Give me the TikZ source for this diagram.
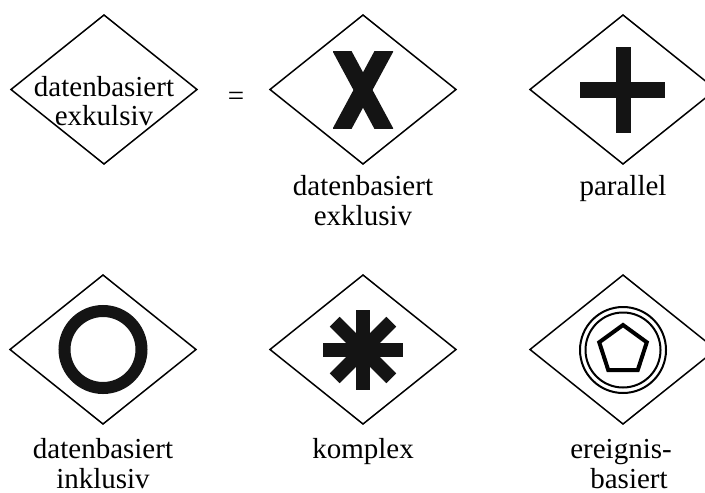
\documentclass[tikz,border=0pt]{standalone}
\usepackage{fontspec}
\setmainfont{Liberation Serif}
\usetikzlibrary{shapes.geometric}
\begin{document}
\begin{tikzpicture}[x=0.5pt,y=-0.5pt,
  gw/.style={diamond, draw, line width=0.75pt, minimum width=93pt, minimum height=74.5pt, inner sep=0pt, outer sep=0pt},
  lbl/.style={anchor=base, inner sep=0pt, font=\fontsize{14.5}{17}\selectfont},
  ink/.style={fill=black!92}]
\useasboundingbox (0,0) rectangle (705,492);
\clip (0,0) rectangle (705,492);
% gateways
\node[gw] (g1) at (104,89.5) {};
\node[gw] (g2) at (363,89.5) {};
\node[gw] (g3) at (623,89.5) {};
\node[gw] (g4) at (103,349.5) {};
\node[gw] (g5) at (363,349.5) {};
\node[gw] (g6) at (623,349.5) {};
% text in first diamond and equals sign
\node[lbl] (t1a) at (104,97) {datenbasiert};
\node[lbl] (t1b) at (104,125) {exkulsiv};
\node[lbl, anchor=center] (eq) at (236,98.5) {=};
% X marker
\begin{scope}
\clip (333,52) rectangle (393,128);
\draw[line width=8.4pt, black!92] (334.3,36.8) -- (391.7,143.2);
\draw[line width=8.4pt, black!92] (391.7,36.8) -- (334.3,143.2);
\end{scope}
% plus marker
\fill[ink] (615.5,47) rectangle (630.5,133);
\fill[ink] (580,82.5) rectangle (665,97.5);
% circle marker
\draw[line width=6pt, black!92] (g4.center) circle[radius=19.25pt];
% asterisk marker
\foreach \a in {0,45,90,135}
  \fill[ink, rotate around={\a:(363,350)}] (356,310) rectangle (370,390);
% event-based marker
\coordinate (ev) at (623,350);
\draw[line width=1pt] (ev) circle[radius=21.5pt];
\draw[line width=1pt] (ev) circle[radius=18.75pt];
\draw[line width=2pt, line join=miter] ([shift={(90:12.5pt)}]ev) -- ([shift={(162:12.5pt)}]ev) -- ([shift={(234:12.5pt)}]ev) -- ([shift={(306:12.5pt)}]ev) -- ([shift={(18:12.5pt)}]ev) -- cycle;
% labels
\node[lbl] (l2a) at (363,195) {datenbasiert};
\node[lbl] (l2b) at (363,225) {exklusiv};
\node[lbl] (l3) at (623,195) {parallel};
\node[lbl] (l4a) at (103,458) {datenbasiert};
\node[lbl] (l4b) at (103,488) {inklusiv};
\node[lbl] (l5) at (363,458) {komplex};
\node[lbl] (l6a) at (621,458) {ereignis-};
\node[lbl] (l6b) at (629,488) {basiert};
\end{tikzpicture}
\end{document}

■ ■ ■ ■ ■

## What is expected:
Omit every picture, then reproduce the rest of the listing exactly.

## Reply:
Give me the TikZ source for this diagram.
\documentclass[tikz,border=0pt]{standalone}
\usepackage{fontspec}
\setmainfont{Liberation Serif}
\usetikzlibrary{shapes.geometric}
\begin{document}
\begin{tikzpicture}[x=0.5pt,y=-0.5pt,
  gw/.style={diamond, draw, line width=0.75pt, minimum width=93pt, minimum height=74.5pt, inner sep=0pt, outer sep=0pt},
  lbl/.style={anchor=base, inner sep=0pt, font=\fontsize{14.5}{17}\selectfont},
  ink/.style={fill=black!92}]
\useasboundingbox (0,0) rectangle (705,492);
\clip (0,0) rectangle (705,492);
% gateways
\node[gw] (g1) at (104,89.5) {};
\node[gw] (g2) at (363,89.5) {};
\node[gw] (g3) at (623,89.5) {};
\node[gw] (g4) at (103,349.5) {};
\node[gw] (g5) at (363,349.5) {};
\node[gw] (g6) at (623,349.5) {};
% text in first diamond and equals sign
\node[lbl] (t1a) at (104,97) {datenbasiert};
\node[lbl] (t1b) at (104,125) {exkulsiv};
\node[lbl, anchor=center] (eq) at (236,98.5) {=};
% X marker
\begin{scope}
\clip (333,52) rectangle (393,128);
\draw[line width=8.4pt, black!92] (334.3,36.8) -- (391.7,143.2);
\draw[line width=8.4pt, black!92] (391.7,36.8) -- (334.3,143.2);
\end{scope}
% plus marker
\fill[ink] (615.5,47) rectangle (630.5,133);
\fill[ink] (580,82.5) rectangle (665,97.5);
% circle marker
\draw[line width=6pt, black!92] (g4.center) circle[radius=19.25pt];
% asterisk marker
\foreach \a in {0,45,90,135}
  \fill[ink, rotate around={\a:(363,350)}] (356,310) rectangle (370,390);
% event-based marker
\coordinate (ev) at (623,350);
\draw[line width=1pt] (ev) circle[radius=21.5pt];
\draw[line width=1pt] (ev) circle[radius=18.75pt];
\draw[line width=2pt, line join=miter] ([shift={(90:12.5pt)}]ev) -- ([shift={(162:12.5pt)}]ev) -- ([shift={(234:12.5pt)}]ev) -- ([shift={(306:12.5pt)}]ev) -- ([shift={(18:12.5pt)}]ev) -- cycle;
% labels
\node[lbl] (l2a) at (363,195) {datenbasiert};
\node[lbl] (l2b) at (363,225) {exklusiv};
\node[lbl] (l3) at (623,195) {parallel};
\node[lbl] (l4a) at (103,458) {datenbasiert};
\node[lbl] (l4b) at (103,488) {inklusiv};
\node[lbl] (l5) at (363,458) {komplex};
\node[lbl] (l6a) at (621,458) {ereignis-};
\node[lbl] (l6b) at (629,488) {basiert};
\end{tikzpicture}
\end{document}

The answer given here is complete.